Behind a closed door, the kitchen was a hive of frenetic activity. And there was a small problem.

The memorial had drawn about 300 people, roughly 100 more than expected. It was warm, and people were thirsty. While everyone else listened to the eulogies, Danna Black made a dash to Ralphs. When she returned, she was lugging bags full of soda and ice to replenish the exhausted supplies.

Another minor crisis averted by the Shiva Sisters.

The Shiva Sisters are two women, Black and Allison Moldo, who have started an event planning business with an unusual focus.

They deal with death — specifically, Jewish mourning — with an only-in-L.A. panache. They arrange catering, equipment rentals and general assistance for after-funeral gatherings, including valet parking, video production, personal shopping and — there is no better way to say it — Jewish mothering.

"They kind of just swoop in and mother you," said Michael Berman, Lee Weinstein's partner of 30 years, who hired the Shiva Sisters on the advice of Rabbi Howard. "They're not just planning a party and an event, but they're compassionate and understanding at a time when people are grieving."

In Jewish tradition, shiva (the Hebrew word for seven) is the initial period of mourning after the burial of an immediate family member. Families "sit shiva" at home for seven days, during which extended family and friends are expected to come to console them, feed them and join in prayer.

Their name aside, the Shiva Sisters don't usually have much to do with shiva, at least not in any traditional sense. Their clients tend to be people who are Jewish by birth, maybe by upbringing, but not usually by practice.

Then someone dies. People who haven't set foot in a synagogue in years want a Jewish funeral, with a rabbi presiding, and some kind of Jewish gathering afterward. In traditional parlance, this gathering is called the "meal of consolation." A better term in this case might be "lunch."

"A lot of them feel like they need to serve deli platters," Moldo said, "because that's the tradition."

In Judaism, as in other faiths, the community has traditionally taken care of a grieving family. But as society has become atomized, that has grown more difficult, especially in a place like Southern California, where people are spread out and many have moved here from somewhere else.

Virtually every Jewish congregation has a "caring committee" to support families in mourning. But increasingly, Americans are not affiliated with any religious institution, and Jews are no exception. In Southern California, about 30% of the Jewish population is affiliated with a synagogue, according to Rabbi Mark Diamond, executive vice president of the Board of Rabbis of the Greater Los Angeles Jewish Federation.

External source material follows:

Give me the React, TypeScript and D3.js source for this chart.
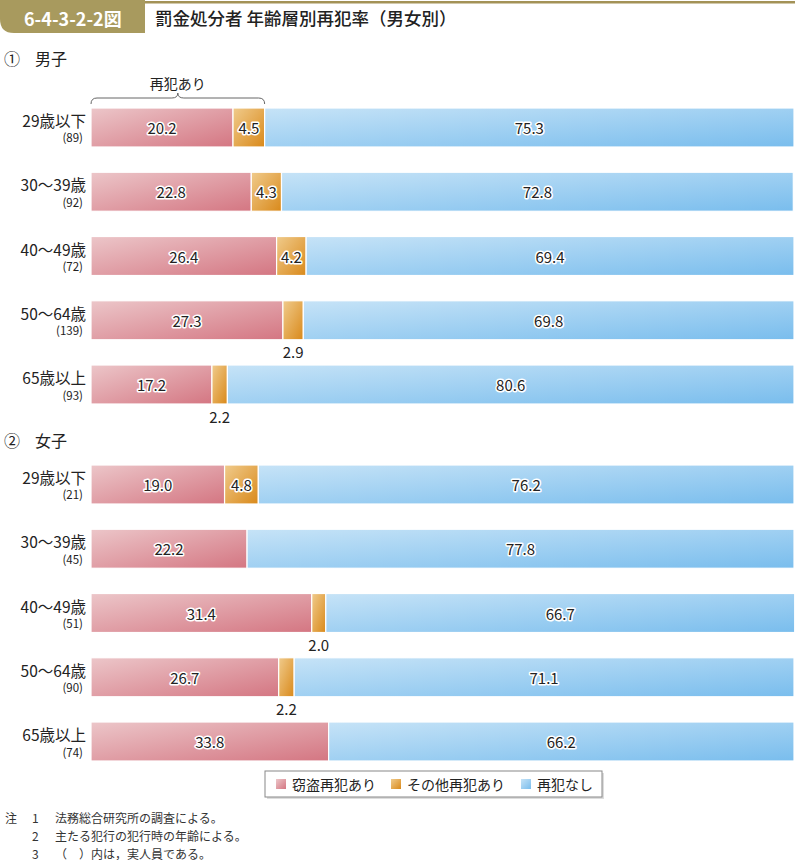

"There is no adequate substitute for the warmth, the care and concern of that community," Diamond said of the synagogue. "Particularly for unaffiliated families, I think what the Shiva Sisters are doing is very noble. And it is a sign of our times that professionals step in to fulfill unmet needs."

The Shiva Sisters began in October 2009, after a particularly bad period in their own lives. Black was an event planner; Moldo worked in the mortgage business. Each was in her late 40s, with parents and other relatives who were aging, and each had been through a string of losses.

At an uncle's funeral, Black overheard a cousin. "She said, 'I wish there was someone who could help us do this,'" Black recalled. "I realized, I could do this." She talked to Moldo, a friend from their children's preschool days.

"We just knew," Black said. "We're the perfect demographic, and we knew there was no one to help."

In addition, she said, both of them had a certain comfort level with the subject — she more than Moldo. "People are just afraid to talk about death," Black said. "They think if they speak of it, they're going to die. We know from experience that's not true."

There followed months of discussions with rabbis to learn the fine points of Jewish mourning rituals. They attended seminars on death and dying and read every book they could find on the subject.